Bleu d’Auvergne French Cheese is a full-bodied, salty and piquant cheese with a pale creamy paste and dark blue veining. It is matured in cool cellars for two months before being wrapped in foil and matured for another month. It is best in the late summer and early autumn although it is excellent throughout the year – some of the best we have tasted was in fact made in the spring.
Bleu d’Auvergne is a French blue cheese, named for its place of origin in the Auvergne region of south-central France. It is made from cow’s milk and is one of the cheeses granted the Appellation d’origine contrôlée from the French government.
Bleu d’Auvergne French Cheese has a strong and pungent taste, but to a lesser extent than other blue cheeses. It is less salted, with a creamier and more buttery taste and a moister texture. Today, bleu d’Auvergne is prepared via mechanical needling processes. It is then aged for approximately four weeks in cool, wet cellars before distribution, a relatively short period for blue cheeses.
Bleu d’Auvergne is often used in salad dressings and pasta seasonings, and it is also a good cheese for snacking. Sweet wines such as dessert-style riesling and sauvignon blanc or strong, robust red wines are commonly recommended to accompany it as well as rich, dark beer such as English barley wine or American porter, which have both the sweetness and bold flavour required to balance the cheese.

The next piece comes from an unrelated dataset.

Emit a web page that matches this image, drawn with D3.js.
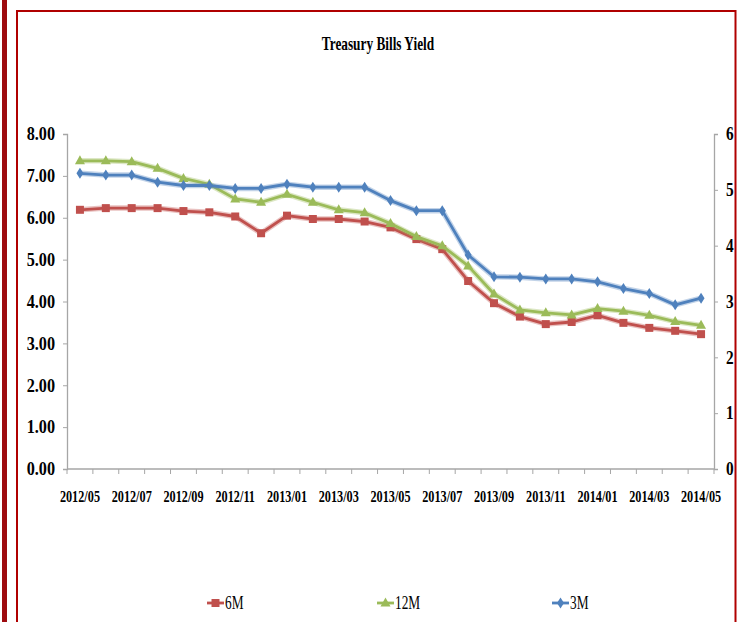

Bleu d’Auvergne was developed in the mid-1850s by a French cheesemaker named Antoine Roussel. Roussel noted that the occurrence of blue moulds on his curd resulted in an agreeable taste. He conducted experiments to determine how veins of such mould could be induced. After several failed tests, Roussel discovered that the application of rye bread mould created the veining. Therefore he found that pricking the curd with a needle provided increased aeration. It allowed the mould to enter the curd and encouraged its growth. Subsequently, his discovery and techniques spread throughout the region.